Study, I can tell you both from the Bible and from personal experience, has a devastating tendency to create pride and self-satisfaction and turn you from the very path of lived-out suffering and redemption that you need to walk to have God’s words written on your heart.
You will never learn to fish until you fish. You can read every book about fishing. You can learn the history of fishing. You can learn everything about the equipment. You can learn about great fishermen through history. All of that could possibly help you in fishing or increase your enjoyment of it. You might even glean a helpful thing or two from it. And that knowledge would certainly be useful if someone were going around teaching about those topics and was full of crap and needed correction.
But none of that – NONE OF THAT – is fishing, and you will never be a good or even passable fisherman unless you are fishing. And the funny bit is someone who doesn’t know the first academic fact about fishing can be an awesome fisherman. There is no correlation between how much you know about fishing, and how much you know fishing.
When I look at the history of the Church in the world, it’s hard to come away from that believing that God’s primary concern is that everyone understand the Bible thoroughly and in the same way. And if you believe there was a time when everyone did understand the Bible thoroughly and in the same way and we’ve gradually drifted from that, or if you believe we’re getting closer and closer to that ideal – well, you’re both wrong.
It may very well be that God’s desire is not increased knowledge of a book, but that He is known and His people look like Him and the world look like He intended – one that runs off the engine of love because God is love. Insofar as biblical knowledge helps that project, that knowledge is good and useful. But the life of the ages is not found in the Scriptures; that life is found in Jesus and the Scriptures testify to him.
None of this should be taken as a rant against the intellect or a greater understanding of the Bible. Like I said, this is kind of a lot of what I’ve got and I don’t want to waste it, and I regularly think about how I could help bring God’s great vision for the world to pass by using it.

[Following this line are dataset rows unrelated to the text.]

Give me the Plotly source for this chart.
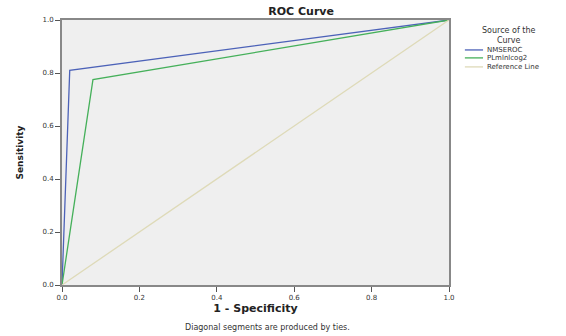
import plotly.graph_objects as go

series_names = ["NMSEROC", "PLmlnlcog2", "Reference Line"]
x_nmse = [0.0, 0.02, 1.0]
y_nmse = [0.0, 0.81, 1.0]
x_pl = [0.0, 0.08, 1.0]
y_pl = [0.0, 0.775, 1.0]
x_ref = [0.0, 1.0]
y_ref = [0.0, 1.0]
tick_vals = [0.0, 0.2, 0.4, 0.6, 0.8, 1.0]
tick_text = ["0.0", "0.2", "0.4", "0.6", "0.8", "1.0"]
colors = ["#4c62b8", "#45b05a", "#dedab8"]

fig = go.Figure()
for xs, ys, nm, c in [(x_nmse, y_nmse, series_names[0], colors[0]),
                      (x_pl, y_pl, series_names[1], colors[1]),
                      (x_ref, y_ref, series_names[2], colors[2])]:
    fig.add_trace(go.Scatter(x=xs, y=ys, mode="lines", name=nm, showlegend=False,
                             line=dict(color=c, width=1.3)))

# manual legend (compact like the reference)
legend_y = [0.887, 0.857, 0.823]
shapes = []
annotations = [
    dict(text="Source of the<br>Curve", xref="paper", yref="paper", x=1.155, y=0.943,
         xanchor="center", yanchor="middle", showarrow=False, align="center",
         font=dict(size=8, color="#333333")),
    dict(text="Diagonal segments are produced by ties.", xref="paper", yref="paper",
         x=0.532, y=-0.162, xanchor="center", yanchor="middle", showarrow=False,
         font=dict(size=8, color="#333333")),
]
for nm, c, yy in zip(series_names, colors, legend_y):
    shapes.append(dict(type="line", xref="paper", yref="paper", x0=1.041, x1=1.088,
                       y0=yy, y1=yy, line=dict(color=c, width=1.3)))
    annotations.append(dict(text=nm, xref="paper", yref="paper", x=1.093, y=yy,
                            xanchor="left", yanchor="middle", showarrow=False,
                            font=dict(size=7, color="#333333")))

fig.update_layout(
    width=566, height=336,
    margin=dict(l=62, r=117, t=20, b=51),
    paper_bgcolor="white", plot_bgcolor="#efefef",
    font=dict(family="DejaVu Sans", size=8, color="#333333"),
    title=dict(text="<b>ROC Curve</b>", x=0.532, xanchor="center", y=0.967, yanchor="middle",
               font=dict(size=11, color="#222222")),
    showlegend=False,
    shapes=shapes,
    annotations=annotations,
    xaxis=dict(range=[0, 1], tickvals=tick_vals, ticktext=tick_text, ticks="outside",
               ticklen=5, tickcolor="#555555", showgrid=False, zeroline=False,
               showline=True, linecolor="#888888", linewidth=2, mirror=True,
               title=dict(text="<b>1 - Specificity</b>", font=dict(size=11, color="#222222"), standoff=2),
               tickfont=dict(size=7)),
    yaxis=dict(range=[0, 1], tickvals=tick_vals, ticktext=tick_text, ticks="outside",
               ticklen=5, tickcolor="#555555", showgrid=False, zeroline=False,
               showline=True, linecolor="#888888", linewidth=2, mirror=True,
               title=dict(text="<b>Sensitivity</b>", font=dict(size=9, color="#222222"), standoff=17),
               tickfont=dict(size=7)),
)

fig.write_html("out.html", config={"displayModeBar": False},
               post_script="document.body.style.margin='0px';")
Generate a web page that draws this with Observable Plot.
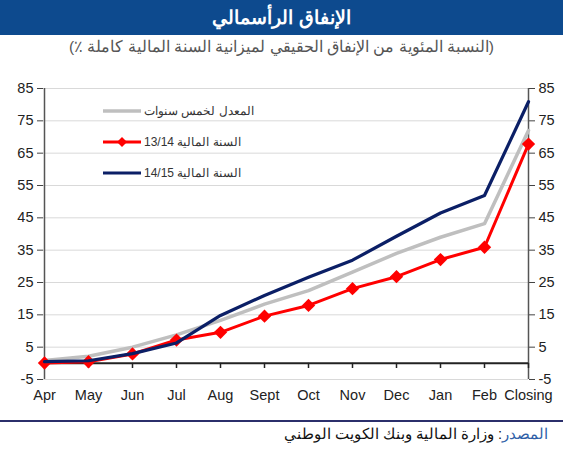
<!DOCTYPE html>
<html><head><meta charset="utf-8">
<script src="https://cdn.jsdelivr.net/npm/d3@7"></script>
<script src="https://cdn.jsdelivr.net/npm/@observablehq/plot@0.6"></script>
<style>
body{margin:0;background:#fff;font-family:Arial,"Liberation Sans",sans-serif;}
#wrap{position:relative;width:563px;height:450px;overflow:hidden;}
#title{position:absolute;left:0;top:0;width:563px;height:35px;background:#0d4a8e;color:#fff;font-weight:bold;font-size:19px;text-align:center;line-height:35px;}
#sub{position:absolute;left:0;top:36px;width:563px;text-align:center;color:#555;font-size:15.5px;line-height:22px;}
#chart{position:absolute;left:0;top:60px;}
#legend{position:absolute;left:0;top:0;}
.li{position:absolute;left:103px;width:220px;height:20px;display:flex;align-items:center;white-space:nowrap;}
.li svg{flex:none;}
.li span{font-size:12px;color:#333;margin-left:3px;white-space:nowrap;}
#rule{position:absolute;left:0;top:420px;width:563px;height:2px;background:#2b2f6b;}
#src{position:absolute;right:15px;top:426px;font-size:14.5px;color:#111;direction:rtl;white-space:nowrap;}
#src b{font-weight:normal;color:#2f5fa8;}
</style></head>
<body><div id="wrap">
<div id="title" dir="rtl">الإنفاق الرأسمالي</div>
<div id="sub" dir="rtl">(النسبة المئوية من الإنفاق الحقيقي لميزانية السنة المالية كاملة ٪)</div>
<div id="chart"></div>
<div id="legend"></div>
<div id="rule"></div>
<div id="src"><b>المصدر</b>: وزارة المالية وبنك الكويت الوطني</div>
</div>
<script>
const months = ["Apr","May","Jun","Jul","Aug","Sept","Oct","Nov","Dec","Jan","Feb","Closing"];
const avg5   = [0.9, 2.2, 5, 8.8, 13.3, 18.3, 22.5, 28.2, 34, 39, 43.2, 72];
const fy1314 = [0.1, 0.5, 2.9, 7.2, 9.6, 14.6, 17.9, 23.1, 26.8, 32.1, 35.9, 67.8];
const fy1415 = [0.5, 0.8, 3, 6.3, 14.8, 21, 26.6, 31.9, 39.3, 46.5, 51.9, 80.9];
const yTicks = [-5,5,15,25,35,45,55,65,75,85];
const seriesNames = ["المعدل لخمس سنوات","السنة المالية 13/14","السنة المالية 14/15"];
const colors = ["#bfbfbf","#ff0000","#0b1f66"];

const rows = (vals) => months.map((m,i)=>({m, v: vals[i]}));
const gray = rows(avg5), red = rows(fy1314), navy = rows(fy1415);

const plot = Plot.plot({
  width: 563, height: 350,
  marginTop: 28, marginBottom: 31, marginLeft: 43, marginRight: 35,
  style: {fontFamily: "Arial, 'Liberation Sans', sans-serif", fontSize: "14px", color: "#222", background: "transparent"},
  x: {type: "point", domain: months, padding: 0},
  y: {domain: [-5, 85]},
  marks: [
    Plot.ruleY(yTicks, {stroke: "#d9d9d9", strokeWidth: 1}),
    Plot.axisY({ticks: yTicks, tickFormat: d => String(d), anchor: "left", tickSize: 6, tickPadding: 4, label: null, stroke: "#444", fontSize: 14.5}),
    Plot.axisY({ticks: yTicks, tickFormat: d => String(d), anchor: "right", tickSize: 6, tickPadding: 4, label: null, stroke: "#444", fontSize: 14.5}),
    Plot.axisX({anchor: "bottom", tickSize: 0, tickPadding: 10, label: null, fontSize: 14.5}),
    Plot.ruleX([months[0], months[months.length-1]], {stroke: "#555", strokeWidth: 1.5}),
    Plot.ruleX(months, {y1: 0, y2: -1.6, stroke: "#222", strokeWidth: 1.5}),
    Plot.ruleY([0], {stroke: "#222", strokeWidth: 2}),
    Plot.line(gray, {x: "m", y: "v", stroke: colors[0], strokeWidth: 3.5}),
    Plot.line(red, {x: "m", y: "v", stroke: colors[1], strokeWidth: 3}),
    Plot.dot(red, {x: "m", y: "v", symbol: "diamond2", r: 6, fill: colors[1], stroke: "none"}),
    Plot.line(navy, {x: "m", y: "v", stroke: colors[2], strokeWidth: 3.2})
  ]
});
document.getElementById("chart").appendChild(plot);

const leg = document.getElementById("legend");
const tops = [101, 132, 163];
seriesNames.forEach((name, i) => {
  const d = document.createElement("div");
  d.className = "li";
  d.style.top = tops[i] + "px";
  const marker = i === 1 ? `<path d="M19 5 L24 10 L19 15 L14 10 Z" fill="${colors[1]}"/>` : "";
  d.innerHTML = `<svg width="38" height="20"><line x1="0" x2="38" y1="10" y2="10" stroke="${colors[i]}" stroke-width="${i===0?3.5:3}"/>${marker}</svg><span dir="rtl">${name}</span>`;
  leg.appendChild(d);
});
</script>
</body></html>
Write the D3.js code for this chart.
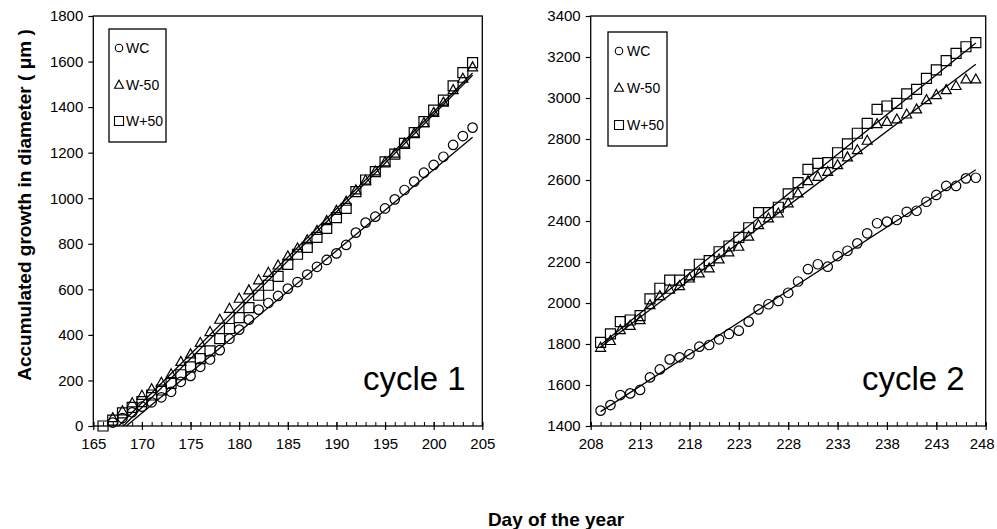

But, people of God, we were not called out of the world to increase Bible study. “Biblical teaching” is not what your congregation was designed to produce in your community. You were designed to produce embodied acts of love and forgiveness, examples that Christ can save sinners and is still saving them, calling them from one world into another one that exists in its very midst in the here and now. Calling them with your voice. Healing them with your hands and prayers. Alleviating their poverty with your money and your time. Setting them free from self-destructive lives with your example and, yes, your teaching – pointing them to the one who will ultimately set all things to rights and is setting them to rights as we speak.
Maybe the answer to being the people we need to be has more to do with emulating the people who are those things and less to do with reading more books about those things.